Who Signs a Non-Solicitation Agreement?
The employee or independent contractor signs a non-solicitation agreement. Employers will draft their contracts with employment lawyers and present them to employees for signing. Employees are permitted to review non-solicitation and employment agreements with their legal counsel also.
Non-Solicitation Agreement Enforceability
In general, non-solicitation agreements are enforceable. However, they must meet specific guidelines for a court of law to uphold them. An employer cannot impose unnecessary restrictions upon the employee when they leave their positions.

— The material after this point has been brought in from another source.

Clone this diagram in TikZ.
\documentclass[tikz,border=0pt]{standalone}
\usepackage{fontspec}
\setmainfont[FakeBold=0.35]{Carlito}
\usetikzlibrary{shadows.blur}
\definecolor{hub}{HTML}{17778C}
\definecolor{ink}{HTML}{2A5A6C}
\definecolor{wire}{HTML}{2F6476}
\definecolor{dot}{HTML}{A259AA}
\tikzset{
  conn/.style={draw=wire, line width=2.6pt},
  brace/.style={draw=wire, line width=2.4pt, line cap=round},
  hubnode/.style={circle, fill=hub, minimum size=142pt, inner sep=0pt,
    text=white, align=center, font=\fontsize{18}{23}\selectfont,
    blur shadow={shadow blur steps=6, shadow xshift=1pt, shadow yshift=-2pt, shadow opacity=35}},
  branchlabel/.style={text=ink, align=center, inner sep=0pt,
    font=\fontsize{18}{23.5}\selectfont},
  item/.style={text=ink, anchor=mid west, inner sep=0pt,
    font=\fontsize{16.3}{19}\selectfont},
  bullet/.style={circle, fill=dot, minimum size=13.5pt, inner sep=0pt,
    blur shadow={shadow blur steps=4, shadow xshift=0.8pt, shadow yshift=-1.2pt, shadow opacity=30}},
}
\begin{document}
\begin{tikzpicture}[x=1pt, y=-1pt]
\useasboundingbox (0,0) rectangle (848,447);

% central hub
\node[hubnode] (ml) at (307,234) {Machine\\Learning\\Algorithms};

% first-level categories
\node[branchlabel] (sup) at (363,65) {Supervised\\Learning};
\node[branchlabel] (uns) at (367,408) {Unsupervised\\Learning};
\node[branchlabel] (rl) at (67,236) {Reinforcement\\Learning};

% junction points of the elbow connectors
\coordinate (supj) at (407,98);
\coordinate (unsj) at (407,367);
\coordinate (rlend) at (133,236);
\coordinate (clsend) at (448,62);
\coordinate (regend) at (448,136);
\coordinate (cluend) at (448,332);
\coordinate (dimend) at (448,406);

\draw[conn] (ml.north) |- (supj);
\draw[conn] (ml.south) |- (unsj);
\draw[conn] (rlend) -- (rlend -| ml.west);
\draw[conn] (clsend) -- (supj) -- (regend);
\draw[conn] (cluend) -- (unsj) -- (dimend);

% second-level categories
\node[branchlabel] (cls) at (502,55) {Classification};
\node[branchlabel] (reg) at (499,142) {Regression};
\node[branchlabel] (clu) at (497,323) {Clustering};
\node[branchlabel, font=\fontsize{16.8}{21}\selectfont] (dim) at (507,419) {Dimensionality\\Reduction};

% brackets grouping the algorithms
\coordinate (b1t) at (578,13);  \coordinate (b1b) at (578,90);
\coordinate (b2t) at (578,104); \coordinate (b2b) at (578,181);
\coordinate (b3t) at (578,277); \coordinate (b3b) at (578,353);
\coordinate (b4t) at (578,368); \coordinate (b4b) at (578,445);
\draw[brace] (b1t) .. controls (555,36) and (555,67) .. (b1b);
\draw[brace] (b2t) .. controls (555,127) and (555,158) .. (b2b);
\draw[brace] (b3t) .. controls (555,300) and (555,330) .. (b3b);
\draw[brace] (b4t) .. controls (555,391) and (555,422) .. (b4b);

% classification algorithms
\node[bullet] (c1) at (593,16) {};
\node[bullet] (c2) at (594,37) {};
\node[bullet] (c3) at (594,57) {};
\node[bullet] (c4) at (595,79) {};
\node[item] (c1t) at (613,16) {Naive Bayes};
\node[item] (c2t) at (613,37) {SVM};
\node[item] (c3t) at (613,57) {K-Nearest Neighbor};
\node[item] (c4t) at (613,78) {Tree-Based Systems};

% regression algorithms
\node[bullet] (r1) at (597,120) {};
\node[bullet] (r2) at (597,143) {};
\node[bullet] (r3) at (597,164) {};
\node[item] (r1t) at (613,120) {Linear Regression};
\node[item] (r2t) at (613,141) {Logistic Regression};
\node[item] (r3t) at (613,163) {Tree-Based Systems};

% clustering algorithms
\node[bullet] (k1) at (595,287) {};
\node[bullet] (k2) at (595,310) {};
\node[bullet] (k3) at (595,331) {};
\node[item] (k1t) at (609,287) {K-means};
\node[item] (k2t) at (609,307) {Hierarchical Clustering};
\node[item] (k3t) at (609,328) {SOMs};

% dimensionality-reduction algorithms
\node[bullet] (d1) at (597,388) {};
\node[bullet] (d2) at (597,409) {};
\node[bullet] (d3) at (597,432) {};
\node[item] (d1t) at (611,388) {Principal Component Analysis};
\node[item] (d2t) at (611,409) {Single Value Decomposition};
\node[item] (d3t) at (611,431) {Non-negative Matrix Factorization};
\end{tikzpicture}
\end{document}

Elements of reasonableness in a non-solicitation agreement include:
- For a valid business reason
- Needing to protect trade secrets
- Not using burdensome geographic restrictions
Some states generally prohibit the use of non-solicitation agreements. For example, it’s illegal to ask employees to sign a non-solicitation agreement in California. California employees are not subject to termination if they refuse to sign one or try to figure out how to get around non-solicitation agreements.
Key Terms for Non-Solicitation Agreements
For your non-solicitation agreement to perform as intended, you must incorporate key terms and provisions. Leaving out a single section can result in a document that does not protect your legal rights. Ensure that you familiarize yourself with the key terms in a non-solicitation agreement.

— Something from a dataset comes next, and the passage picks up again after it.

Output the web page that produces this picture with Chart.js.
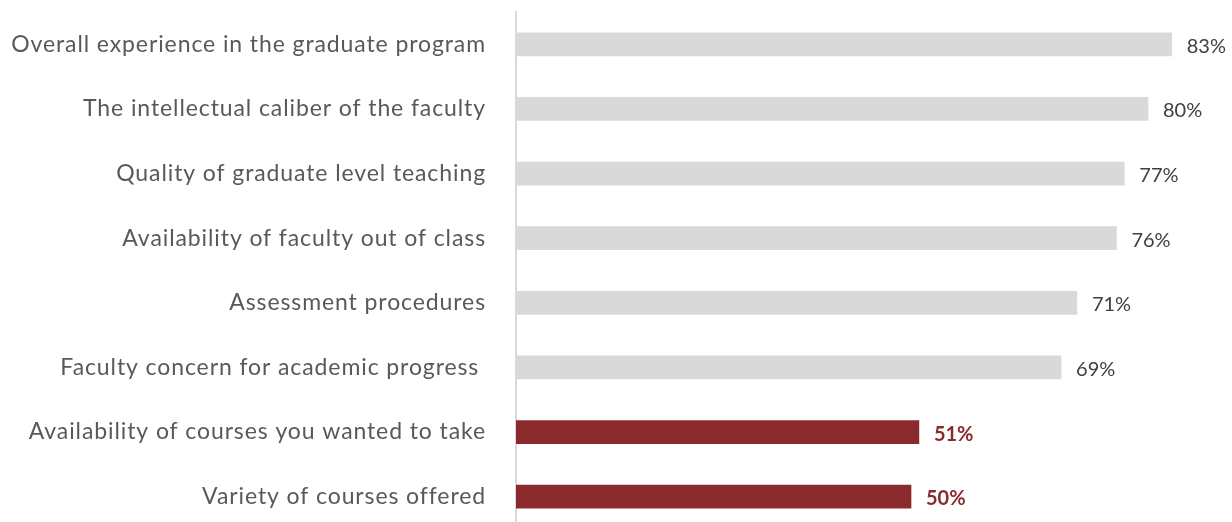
<!DOCTYPE html>
<html>
<head>
<meta charset="utf-8">
<script src="https://cdn.jsdelivr.net/npm/chart.js@4.4.1/dist/chart.umd.min.js"></script>
<style>
  html, body { margin: 0; padding: 0; background: #ffffff; overflow: hidden; }
  #wrap { position: relative; width: 1232px; height: 529px; }
</style>
</head>
<body>
<div id="wrap"><canvas id="c" width="1232" height="529"></canvas></div>
<script>
const categories = [
  "Overall experience in the graduate program",
  "The intellectual caliber of the faculty",
  "Quality of graduate level teaching",
  "Availability of faculty out of class",
  "Assessment procedures",
  "Faculty concern for academic progress ",
  "Availability of courses you wanted to take",
  "Variety of courses offered"
];
const values = [83, 80, 77, 76, 71, 69, 51, 50];
const highlighted = [false, false, false, false, false, false, true, true];

const GRAY = "#d9d9d9";
const RED = "#8b2a2c";
const TEXT = "#595959";
const FONT = "Lato, 'Open Sans', sans-serif";

const labelSpacing = {
  id: "labelSpacing",
  beforeDraw(chart) { chart.ctx.letterSpacing = "0.9px"; },
  beforeDatasetsDraw(chart) { chart.ctx.letterSpacing = "0px"; }
};

const valueLabels = {
  id: "valueLabels",
  afterDatasetsDraw(chart) {
    const ctx = chart.ctx;
    const meta = chart.getDatasetMeta(0);
    ctx.save();
    ctx.letterSpacing = "0px";
    ctx.textBaseline = "middle";
    ctx.textAlign = "left";
    meta.data.forEach((bar, i) => {
      const hi = highlighted[i];
      ctx.font = (hi ? "bold " : "") + "20px " + FONT;
      ctx.fillStyle = hi ? RED : "#404040";
      ctx.fillText(values[i] + "%", bar.x + 15, bar.y + 2);
    });
    ctx.restore();
  }
};

new Chart(document.getElementById("c"), {
  type: "bar",
  data: {
    labels: categories,
    datasets: [{
      data: values,
      backgroundColor: highlighted.map(h => h ? RED : GRAY),
      borderWidth: 0,
      barThickness: 23
    }]
  },
  options: {
    indexAxis: "y",
    responsive: false,
    animation: false,
    layout: { padding: { top: 12, right: 5, bottom: 0, left: 0 } },
    plugins: { legend: { display: false }, tooltip: { enabled: false } },
    scales: {
      x: {
        min: 0, max: 90,
        display: false,
        grid: { display: false }
      },
      y: {
        afterFit(scale) {
          scale.width = 516;
          scale.paddingTop = 0;
          scale.paddingBottom = 0;
        },
        grid: { display: false, drawTicks: false },
        border: { display: true, color: "#d9d9d9", width: 2 },
        ticks: {
          padding: 30,
          color: TEXT,
          font: { family: FONT, size: 23 }
        }
      }
    }
  },
  plugins: [labelSpacing, valueLabels]
});
</script>
</body>
</html>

Key terms for non-solicitation agreements include:
- Contract Introduction: Include party names and addresses and acknowledge the agreement on a specific date.
- Definitions: Define critical terms that you will use throughout your contract. This section makes your document easier to understand and may protect your legal rights.
- Exclusions: Set the guidelines surrounding what information is prohibited. You should also outline the geographic restrictions.
- Time Periods: Non-solicitation agreements generally end with a specific period.
- Severability: Ensure that your non-solicitation agreement remains intact if one or more provisions are found to be unenforceable.
Your non-solicitation agreements may need to contain terms that are specialized for your industry or geographic location. You must also consider the legal implications and considerations associated with employees signing them. Ensure that you communicate these rules and guidelines with your HR department to ensure compliance and uniformity.
Final Thoughts on Non-Solicitation Agreements
A non-solicitation agreement plays a fundamental part in safeguarding a business's confidentiality, interests, and competitive advantage. Moreover, when drafted thoughtfully considering relevant legal provisions, these agreements can preserve valuable associations with customers, clients, and employees. However, organizations and employees should approach these agreements with diligence and seek legal advice to ensure they comply with applicable regulations.